From Out of the Past - Part VI

          The decades after the Civil War are often referred to as the Gilded Age« – an era of rapid economic and population growth in the United States.  It was during the Gilded Age that the modern industrial economy was created.  The 1870s and 1880s saw the U.S. economy grew at the fastest rate in its history.  Wages, wealth, GDP, and capital formation all rapidly increased.  A national transportation system and a sophisticated communications network were created.  Big corporations rose and prospered and a managerial revolution effectively transformed business operations.  By the time the 20th century rolled around, per capita income and industrial production in the United States led the world.  Towns and cities grew and expanded, new factories were built across the country, and employment soared. 
          At the same time, this was also an era of agricultural expansion.  Larger tracts of land were cleared and made ready for farming.  Farmers became more diversified as farming methods improved.  Crop yields increased as science played more of a role in the burgeoning business of agriculture.  In order to “power” these farming operations, the need for a cheap source of fertilizer became paramount.  As a result, the creation of fertilizer factories, specifically in the Delaware Bay region, escalated.  Horseshoe crabs had always been used (for generations) as a cheap and easily-obtainable source of fertilizer.  But now, there was an immediate need to supply farmers with a product that was both inexpensive as well as easily available.

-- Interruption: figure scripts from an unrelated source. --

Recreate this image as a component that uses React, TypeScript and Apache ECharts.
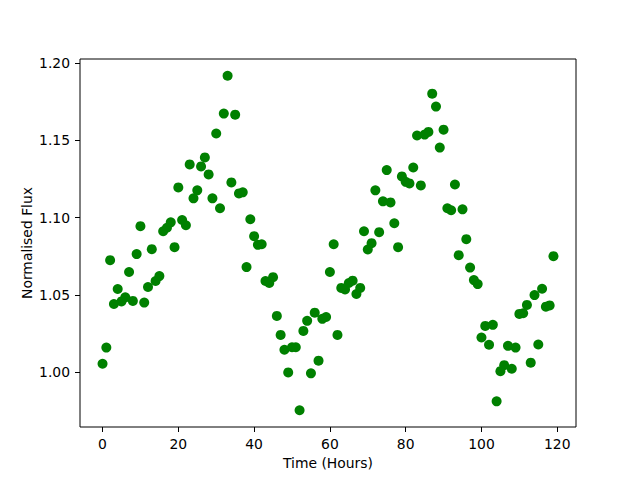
import React, { useEffect, useRef } from "react";
import * as echarts from "echarts";

const hours: number[] = Array.from({ length: 120 }, (_, i) => i);

const flux: number[] = [
  1.0054, 1.0159, 1.0725, 1.0441, 1.0538, 1.0458, 1.0484, 1.0648, 1.0461, 1.0764,
  1.0945, 1.045, 1.0551, 1.0796, 1.059, 1.0622, 1.0912, 1.0935, 1.097, 1.0809,
  1.1196, 1.0985, 1.0951, 1.1345, 1.1125, 1.1177, 1.1332, 1.139, 1.128, 1.1125,
  1.1545, 1.1061, 1.1674, 1.1919, 1.1228, 1.1667, 1.1157, 1.1164, 1.068, 1.099,
  1.088, 1.0824, 1.0828, 1.059, 1.0577, 1.0615, 1.0364, 1.0241, 1.0145, 0.9998,
  1.0161, 1.0161, 0.9753, 1.0267, 1.0332, 0.9992, 1.0385, 1.0074, 1.0345, 1.0357,
  1.0648, 1.0828, 1.0241, 1.0545, 1.0535, 1.0577, 1.0592, 1.0506, 1.0545, 1.0912,
  1.0794, 1.0835, 1.1177, 1.0906, 1.1106, 1.1308, 1.1099, 1.0964, 1.0809, 1.1267,
  1.1232, 1.1222, 1.1325, 1.1532, 1.1209, 1.1538, 1.1555, 1.1803, 1.1719, 1.1454,
  1.157, 1.1061, 1.1048, 1.1215, 1.0757, 1.1054, 1.0861, 1.0677, 1.0596, 1.057,
  1.0224, 1.0299, 1.0177, 1.0306, 0.9811, 1.0006, 1.0045, 1.017, 1.0022, 1.0159,
  1.0377, 1.0381, 1.0435, 1.0061, 1.0499, 1.0179, 1.054, 1.0424, 1.0432, 1.0751,
];

const xTicks: number[] = [0, 20, 40, 60, 80, 100, 120];
const yTicks: number[] = [1.0, 1.05, 1.1, 1.15, 1.2];

const xLabel = "Time (Hours)";
const yLabel = "Normalised Flux";

export default function App() {
  const ref = useRef<HTMLDivElement>(null);
  useEffect(() => {
    if (!ref.current) return;
    const chart = echarts.init(ref.current, undefined, { renderer: "svg" });
    const xMin = Math.min(...hours), xMax = Math.max(...hours);
    const yMin = Math.min(...flux), yMax = Math.max(...flux);
    const xPad = (xMax - xMin) * 0.05, yPad = (yMax - yMin) * 0.05;
    const font = "DejaVu Sans";
    chart.setOption({
      animation: false,
      backgroundColor: "#ffffff",
      textStyle: { fontFamily: font },
      grid: {
        left: 80,
        right: 64,
        top: 59,
        bottom: 53,
        show: true,
        borderColor: "#000000",
        borderWidth: 1,
        backgroundColor: "transparent",
      },
      xAxis: {
        type: "value",
        min: xMin - xPad,
        max: xMax + xPad,
        name: xLabel,
        nameLocation: "middle",
        nameGap: 29,
        nameMoveOverlap: false,
        nameTextStyle: { color: "#000", fontSize: 13.9, fontFamily: font },
        splitLine: { show: false },
        axisLine: { show: false, onZero: false },
        axisTick: {
          show: true,
          length: 5,
          lineStyle: { color: "#000", width: 1 },
          customValues: xTicks,
        },
        axisLabel: {
          color: "#000",
          fontSize: 13.9,
          fontFamily: font,
          margin: 10,
          customValues: xTicks,
          formatter: (v: number) => String(Math.round(v)),
        },
      },
      yAxis: {
        type: "value",
        min: yMin - yPad,
        max: yMax + yPad,
        name: yLabel,
        nameLocation: "middle",
        nameGap: 46,
        nameMoveOverlap: false,
        nameRotate: 90,
        nameTextStyle: { color: "#000", fontSize: 13.9, fontFamily: font },
        splitLine: { show: false },
        axisLine: { show: false, onZero: false },
        axisTick: {
          show: true,
          length: 5,
          lineStyle: { color: "#000", width: 1 },
          customValues: yTicks,
        },
        axisLabel: {
          color: "#000",
          fontSize: 13.9,
          fontFamily: font,
          margin: 10,
          customValues: yTicks,
          formatter: (v: number) => v.toFixed(2),
        },
      },
      series: [
        {
          type: "scatter",
          data: hours.map((h, i) => [h, flux[i]]),
          symbol: "circle",
          symbolSize: 10,
          itemStyle: { color: "#008000", opacity: 1 },
        },
      ],
    });
    return () => chart.dispose();
  }, []);
  return <div ref={ref} style={{ width: 640, height: 480, position: "absolute", left: 0, top: 0 }} />;
}
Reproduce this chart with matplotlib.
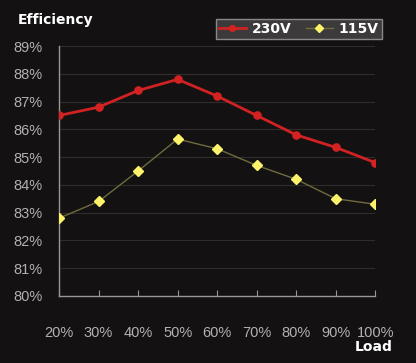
import numpy as np
import matplotlib.pyplot as plt

loads = ["20%", "30%", "40%", "50%", "60%", "70%", "80%", "90%", "100%"]
eff_230 = [86.5, 86.8, 87.4, 87.8, 87.2, 86.5, 85.8, 85.35, 84.8]
eff_115 = [82.8, 83.4, 84.5, 85.65, 85.3, 84.7, 84.2, 83.5, 83.3]
yticks = list(range(80, 90))

BG = "#141112"
GRID = "#302c2c"
TXT = "#b4b0b0"

plt.rcParams["font.family"] = ["Liberation Sans", "DejaVu Sans"]

fig = plt.figure(figsize=(4.16, 3.63), dpi=100, facecolor=BG)
ax = fig.add_axes([0.142, 0.185, 0.76, 0.688], facecolor=BG)
x = np.arange(len(loads))

for y in yticks[1:]:
    ax.axhline(y, color=GRID, lw=0.8, zorder=0)

ax.plot(x, eff_115, color="#6e6c3e", lw=1.0, marker="D", ms=4.8,
        mfc="#fdf36a", mec="#fdf36a", label="115V", zorder=3)
ax.plot(x, eff_230, color="#d02222", lw=2.0, marker="o", ms=5.2,
        mfc="#d42222", mec="#d42222", label="230V", zorder=4)

ax.set_xlim(0, len(loads) - 1)
ax.set_ylim(80, 89)
ax.set_yticks(yticks)
ax.set_yticklabels([f"{v}%" for v in yticks])
ax.set_xticks(x)
ax.set_xticklabels(loads)
for s in ["top", "right"]:
    ax.spines[s].set_visible(False)
for s in ["left", "bottom"]:
    ax.spines[s].set_color("#9a9696")
    ax.spines[s].set_linewidth(1.0)
ax.tick_params(axis="y", length=0, pad=12, colors=TXT, labelsize=10.5)
ax.tick_params(axis="x", direction="in", length=4, color="#9a9696",
               pad=22, labelcolor=TXT, labelsize=10.5)

fig.text(0.043, 0.945, "Efficiency", color="white", fontsize=10,
         fontweight="bold", va="center", family="DejaVu Sans")
fig.text(0.945, 0.045, "Load", color="white", fontsize=10,
         fontweight="bold", ha="right", va="center", family="DejaVu Sans")

h, l = ax.get_legend_handles_labels()
leg = fig.legend(h[::-1], l[::-1], loc="center", bbox_to_anchor=(0.718, 0.92),
                 ncol=2, frameon=True, fancybox=False,
                 handlelength=2.0, columnspacing=1.0, handletextpad=0.4,
                 borderpad=0.2, markerscale=0.8,
                 prop={"weight": "bold", "size": 10, "family": "DejaVu Sans"})
leg.get_frame().set_facecolor("#3c3a3a")
leg.get_frame().set_edgecolor("#8a8888")
leg.get_frame().set_alpha(1)
for t in leg.get_texts():
    t.set_color("white")

fig.savefig("out.png", dpi=100, facecolor=BG)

          Crabs seemed to be a logical choice.
          Initially, horseshoe crabs were collected by hand from beaches during the spawning season.  Large “armies” of workers would scour the beaches along the Delaware Bay picking up crabs and tossing them into wagons for transportation to large wooden bins constructed along the shore.  Hundreds, if not thousands, of crabs would be piled into the bins creating, as you might imagine, a stench that would hang in the air for quite some time.  The harvesting of crabs was limited to the amount of crabs that could be collected manually.



« The term "Gilded Age" was coined by Mark Twain and Charles Dudley Warner in their book The Gilded Age: A Tale of Today (1873).  The name refers to the process of gilding an object with a superficial layer of gold and is meant to make fun of ostentatious display while playing on the term “golden age.”